I’m going to be honest – I skipped a bunch of pages in this one. My affection for Wool had started wearing off by this time and not even Juliette’s return could pull me back into the narrative enough to get me fully invested. I still like the overall world here, but there’s just so many holes after Shift. A lot of the menace of the outside world is gone, the rituals of IT are no longer strangely esoteric, and nanobots are being used at every turn to preempt questions before the reader even thinks to ask them. This is the first time the story just felt like,”Welp, time to end this, so…let’s figure out an ending.” A lot of it felt contrived in a way it hadn’t up to this point.
Basically by this point we’ve learned what happened to most of the other silos, and Silo 18 is now in open revolt. Donald is figuring out what’s been happening while he’s been asleep, and he wants to stop Silo 1’s management of the other silos. Just let them run themselves without any oversight and abandon Operation 50. Obviously Donald’s boss Thurman isn’t a fan of this idea, so now there’s clocks ticking in both locations.
The first third is pretty slow — it’s a setup to everything that’s going to happen in the back part, but it’s a lot of setup. This is where I found myself skipping a lot. There could have been some more scenes between Juliette and Lukas or something to further flesh out the characters, but it just all felt like run-up. And then the last half is explosions and loud noises and action set pieces, which, while certainly fast-paced, isn’t really what the books have been up to this point. It was a pretty big tonal shift. And just the whole plot device of NANOBOTS over everything…I know next to nothing about nanotechnology, but the whole premise seemed extremely thin and overly convenient. Maybe I’m wrong and this is exactly the way they’d behave, but I had a hard time believing a lot of it.

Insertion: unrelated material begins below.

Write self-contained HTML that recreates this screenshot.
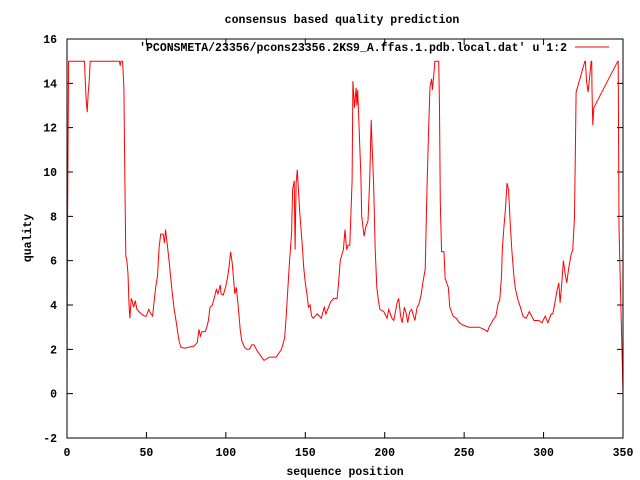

I’m glad I read the whole trilogy because I would have felt I was missing something otherwise, and now I feel like I have the whole story. The essential world was always well done and felt real, but this was definitely the weakest link in the chain. You’re not going to miss a whole lot if you skip this installment, but it wasn’t a waste of time either. Even if the nano stuff got tedious, it at least tied up most of the loose ends.